Love Exploring had this to say about the most dangerous city in the world for tourists.
The capital of Myanmar reached crisis point in February 2021, when a coup took place, and the Myanmar military declared a state of emergency and assumed control. It’s not surprising then that this year, the city is ranked as the world’s most dangerous, scoring just 39.5 out of a possible 100 points. Prevalence of violent crime is to blame, with clashes expected to continue as protests and demonstrations against military rule occur. The US Department of State and UK Foreign Office have advised against all travel to the city after UK and US citizens were ordered to leave earlier in 2021.
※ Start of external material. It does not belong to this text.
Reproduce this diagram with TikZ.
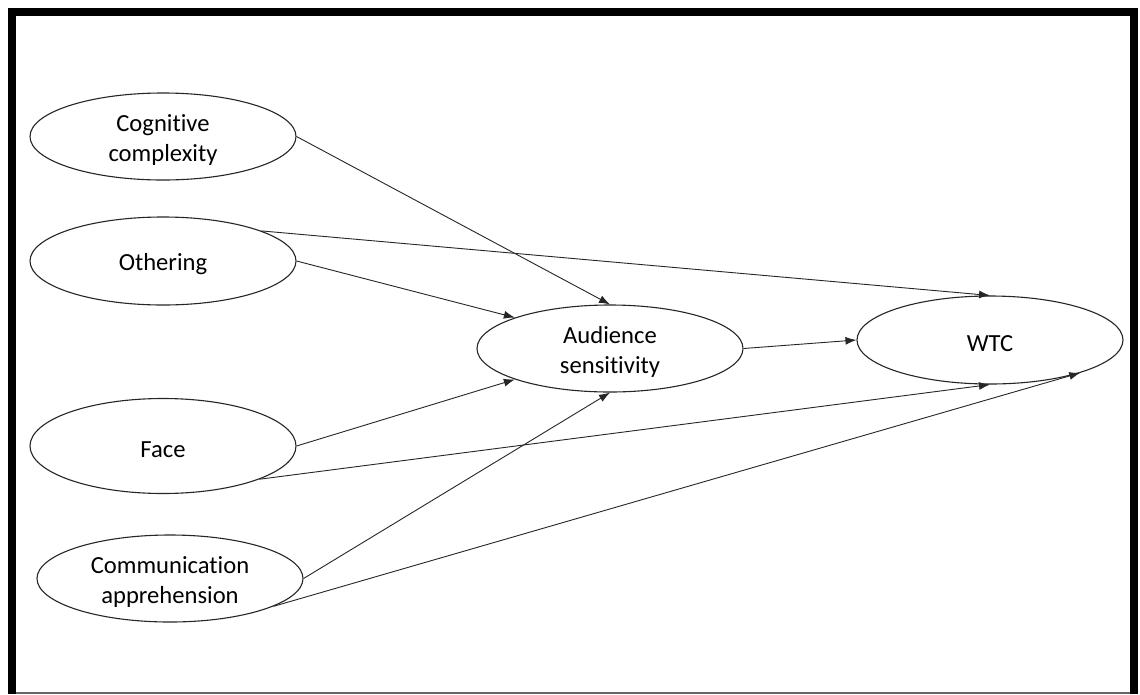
\documentclass[tikz,border=0pt]{standalone}
\usepackage{fontspec}
\setmainfont{Carlito}[Ligatures={NoCommon}]
\usetikzlibrary{shapes.geometric,arrows.meta}
\begin{document}
\begin{tikzpicture}[x=1pt,y=-1pt,
  latent/.style={ellipse,draw=black!85,line width=1.1pt,minimum width=266pt,minimum height=87pt,inner sep=0pt,
    label={[align=center,font=\fontsize{24.6}{30}\selectfont,yshift=-3.5pt]center:#1}},
  path/.style={draw=black!85,line width=0.9pt,-{Latex[length=11pt,width=8pt]}}]
\useasboundingbox (0,0) rectangle (1140,694);
\fill[white] (0,0) rectangle (1140,694);
% frame
\fill[black] (8,8) rectangle (16,694);
\fill[black] (8,8) rectangle (1138,16);
\fill[black] (1130,8) rectangle (1138,694);
\draw[black!60,line width=1.2pt] (16,693) -- (1130,693);
% nodes
\node[latent={Cognitive\\complexity}] (cog) at (163,136.5) {};
\node[latent={Othering},minimum height=88pt] (oth) at (163,261) {};
\node[latent={Face},minimum height=95pt] (face) at (163,446) {};
\node[latent={Communication\\apprehension}] (comm) at (170,578.5) {};
\node[latent={Audience\\sensitivity}] (aud) at (610,348.5) {};
\node[latent={WTC},minimum height=88pt] (wtc) at (990,340) {};
% paths
\draw[path] (cog.east) -- (aud.north);
\draw[path] (oth.17.5) -- (wtc.north);
\draw[path] (oth.east) -- (aud.162);
\draw[path] (face.east) -- (aud.198);
\draw[path] (face.-19) -- (wtc.south);
\draw[path] (comm.east) -- (aud.south);
\draw[path] (comm.-15) -- (wtc.-20);
\draw[path] (aud.east) -- (wtc.west);
\end{tikzpicture}
\end{document}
Before the civil unrest, Myanmar had started to make huge improvements to its political situation after new government reforms marked an end to 60 years of authoritarian rule. After 2010, Yangon, formerly known as Rangoon, became an emerging international city and commercial hub. Travelers were drawn to the city to see the Buddhist sculptures and temples, including the golden Shwedagon Pagoda (pictured), plus the high concentration of Victorian and Edwardian buildings constructed after the British colonized the region.
So, Mr. Mike and I were in Myanmar (Burma is the colonial name) in October, 2015. We visited Yangon (formerly Rangoon), Mandalay, and Inle Lake.
We debated for several years prior to actually visiting. Various travel websites, and friends told us the political situation was not conducive to tourism. And that most of the money we spent would never benefit the people working in jobs there. As the political landscape changed, and Aung San became the de facto President, we figured it was time to go.
But as you might expect, the military dictatorship took control, arrested her in 2021, and charged and convicted her of various crimes. At this point, I am sorry that we went, spent money there, which ultimately helped the military dictatorship. All this for the lady who won the Nobel peace Prize in 1991.
The things we did see, and experience were both interesting, and unique. We saw a part of Asian that is relatively undeveloped. And we saw a country of people hungry to rise above the depths of an oppressive dictatorship. We saw local people out enjoying themselves, drinking beer (like I was doing above), and gathering with friends and family, like most everywhere else in SE Asia. We met people who seemed to have hope for their future. We saw previously banned books for sale on the street, from authors like Orwell, Sinclair, Salinger, and Thoreau. We thought we saw a rising middle class, spending money on food and entertainment.
Maybe it was all a mirage or window dressing, to get us to visit and spend $$!!!
But never did we feel in danger. Never did I feel as threatened as when I crossed Checkpoint Charlie in 1971 to enter East Berlin. And certainly, I saw the military, but at a distance. We were never questioned at any point on the trip.
Our guide was a young lady from an ethnic group in the north (pictured with Mike). She and her husband were saving to build a guest house, and become independent.
But as we proceeded to the countryside, we could see that Myanmar was still a third world country. Our guide an Inle Lake was a nice local woman, who took us wherever we wanted to go. We visited the traveling day market, a cigar factory, a school, and several artisan villages. But something happened that opened our eyes.
Poor Mike stepped into an open sewage line in his old Nike Tennies. He took them off for the remainder of the day. But when we parted, and paid our guide, she asked for Mike’s stinky, soiled shoes before he threw them in the trash! So, naturally, I offered my shoes as well. It was a sobering experience!